The agent's performance can be evaluated as follows based on the provided answer:

1. **m1:**
   - The agent was supposed to identify the issue mentioned in the <issue> context, which is "some examples didn't have correct answers marked." The agent failed to accurately point out this specific issue within the examples provided in the JSON file. Instead, the agent focused on a general review of the examples without discussing the incorrect marking of answers.
   - Rating: 0.2

2. **m2:**
   - The agent did not provide a detailed analysis of the issue of incorrect answers being marked in the example tasks. It briefly discussed the need for mathematical verification and confirmation of correct answers but did not delve into the implications of incorrect markings on the dataset or task accuracy.
   - Rating: 0.1

3. **m3:**
   - The agent's reasoning was somewhat relevant as it mentioned the need for a thorough validation process and domain-specific knowledge for verification.

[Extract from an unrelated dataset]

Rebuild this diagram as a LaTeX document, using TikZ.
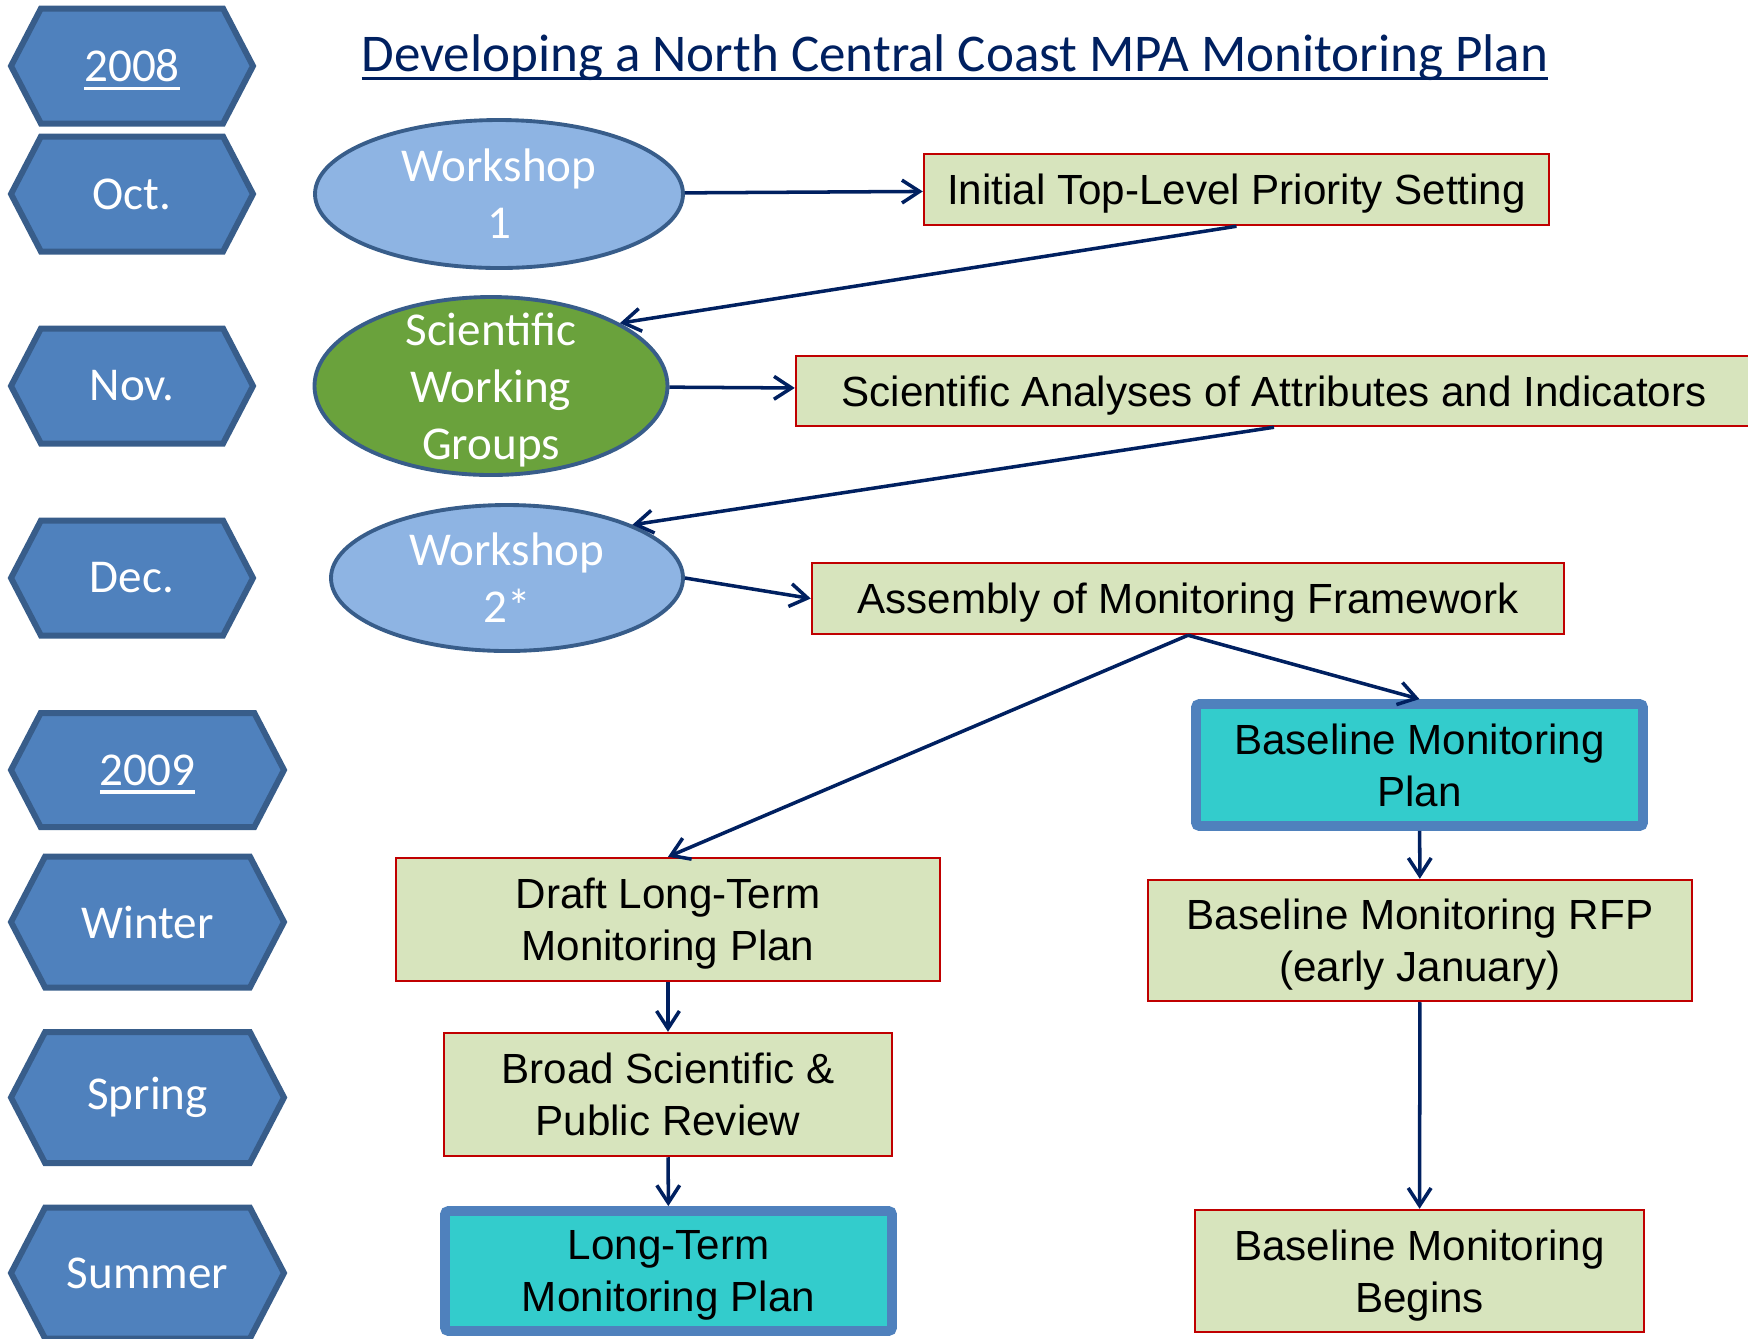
\documentclass[tikz,border=0pt]{standalone}
\usepackage{fontspec}
\setmainfont{Liberation Sans}
\newfontfamily\calibri{Carlito}
\usetikzlibrary{shapes.geometric,shapes.symbols,arrows.meta}

% underline a bit below the baseline
\newcommand\ulined[1]{\setbox0\hbox{#1}\rlap{\smash{\vrule height -1.5pt depth 2.4pt width \wd0}}\box0}

\definecolor{hexfill}{HTML}{4F81BD}
\definecolor{hexline}{HTML}{385D8A}
\definecolor{wsfill}{HTML}{8EB4E3}
\definecolor{swgfill}{HTML}{6AA23C}
\definecolor{taskfill}{HTML}{D7E4BD}
\definecolor{taskred}{HTML}{C00000}
\definecolor{planfill}{HTML}{33CCCC}
\definecolor{navy}{HTML}{002060}

\tikzset{
  month/.style={shape=signal, signal to=east and west, signal pointer angle=125,
    draw=hexline, line width=1.7pt, fill=hexfill, text=white, inner sep=0pt,
    font=\calibri\fontsize{13.4}{16}\selectfont},
  meeting/.style={ellipse, draw=hexline, line width=1.1pt, fill=wsfill, text=white,
    inner sep=0pt, align=center, font=\calibri\fontsize{13.4}{16.2}\selectfont},
  task/.style={rectangle, draw=taskred, line width=0.7pt, fill=taskfill, inner sep=0pt,
    align=center, text depth=0pt, font=\fontsize{12}{14.8}\selectfont},
  plan/.style={task, draw=hexfill, line width=2.8pt, fill=planfill, rounded corners=1pt},
  flow/.style={-{Straight Barb[length=5pt,width=6.5pt]}, draw=navy, line width=1pt}
}

\begin{document}
\begin{tikzpicture}
    \useasboundingbox (0,0) rectangle (17.48,-13.38);

    \node[text=navy, font=\calibri\fontsize{15.1}{18}\selectfont] (Title) at (9.55,-0.575) {\ulined{Developing a North Central Coast MPA Monitoring Plan}};

    % time line
    \node[month, minimum width=2.42cm, minimum height=1.15cm] (Y2008) at (1.32,-0.66) {\ulined{2008}};
    \node[month, minimum width=2.42cm, minimum height=1.15cm] (Oct) at (1.32,-1.94) {Oct.};
    \node[month, minimum width=2.42cm, minimum height=1.15cm] (Nov) at (1.32,-3.86) {Nov.};
    \node[month, minimum width=2.42cm, minimum height=1.15cm] (Dec) at (1.32,-5.78) {Dec.};
    \node[month, minimum width=2.73cm, minimum height=1.14cm] (Y2009) at (1.475,-7.70) {\ulined{2009}};
    \node[month, minimum width=2.73cm, minimum height=1.31cm] (Winter) at (1.475,-9.22) {Winter};
    \node[month, minimum width=2.73cm, minimum height=1.31cm] (Spring) at (1.475,-10.975) {Spring};
    \node[month, minimum width=2.73cm, minimum height=1.31cm] (Summer) at (1.475,-12.73) {Summer};

    % meetings
    \node[meeting, minimum width=3.68cm, minimum height=1.48cm] (Workshop1) at (4.99,-1.94) {Workshop\\1};
    \node[meeting, fill=swgfill, text depth=0pt, inner ysep=-3pt, minimum width=3.53cm, minimum height=1.78cm] (SWG) at (4.91,-3.86) {Scientific\\Working\\Groups};
    \node[meeting, minimum width=3.52cm, minimum height=1.46cm] (Workshop2) at (5.07,-5.78) {Workshop\\2*};

    % products
    \node[task, minimum width=6.25cm, minimum height=0.71cm] (Priority) at (12.365,-1.895) {Initial Top-Level Priority Setting};
    \node[task, minimum width=9.56cm, minimum height=0.70cm] (Analyses) at (12.74,-3.91) {Scientific Analyses of Attributes and Indicators};
    \node[task, minimum width=7.52cm, minimum height=0.71cm] (Framework) at (11.88,-5.985) {Assembly of Monitoring Framework};
    \node[plan, minimum width=4.47cm, minimum height=1.22cm] (BasePlan) at (14.195,-7.65) {Baseline Monitoring\\Plan};
    \node[task, minimum width=5.44cm, minimum height=1.21cm] (BaseRFP) at (14.20,-9.405) {Baseline Monitoring RFP\\(early January)};
    \node[task, minimum width=4.49cm, minimum height=1.22cm] (BaseBegins) at (14.195,-12.71) {Baseline Monitoring\\Begins};
    \node[task, minimum width=5.44cm, minimum height=1.23cm] (Draft) at (6.68,-9.195) {Draft Long-Term\\Monitoring Plan};
    \node[task, minimum width=4.48cm, minimum height=1.23cm] (Review) at (6.68,-10.945) {Broad Scientific \&\\Public Review};
    \node[plan, minimum width=4.47cm, minimum height=1.20cm] (LongPlan) at (6.685,-12.71) {Long-Term\\Monitoring Plan};

    \path (Workshop1) edge [flow] (Priority);
    \path (Priority.south) edge [flow] (SWG.26);
    \path (SWG) edge [flow] (Analyses);
    \path (Analyses.south) edge [flow] (Workshop2.23);
    \path (Workshop2.east) edge [flow] (Framework.west);
    \path (Framework.south) edge [flow] (Draft.north);
    \path (Framework.south) edge [flow] (BasePlan.north);
    \path (BasePlan) edge [flow] (BaseRFP);
    \path (BaseRFP) edge [flow] (BaseBegins);
    \path (Draft) edge [flow] (Review);
    \path (Review) edge [flow] (LongPlan);
\end{tikzpicture}
\end{document}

However, it did not directly relate this reasoning to the issue of incorrect answers being marked in the examples.
   - Rating: 0.3

Considering the weights of the metrics, the overall rating for the agent is calculated as follows:

- **m1 weight**: 0.8 * 0.2 = 0.16
- **m2 weight**: 0.15 * 0.1 = 0.015
- **m3 weight**: 0.05 * 0.3 = 0.015

Total Score: 0.16 (m1) + 0.015 (m2) + 0.015 (m3) = 0.19

Based on the ratings, the overall evaluation of the agent's performance is **failed** as the total score is below 0.45.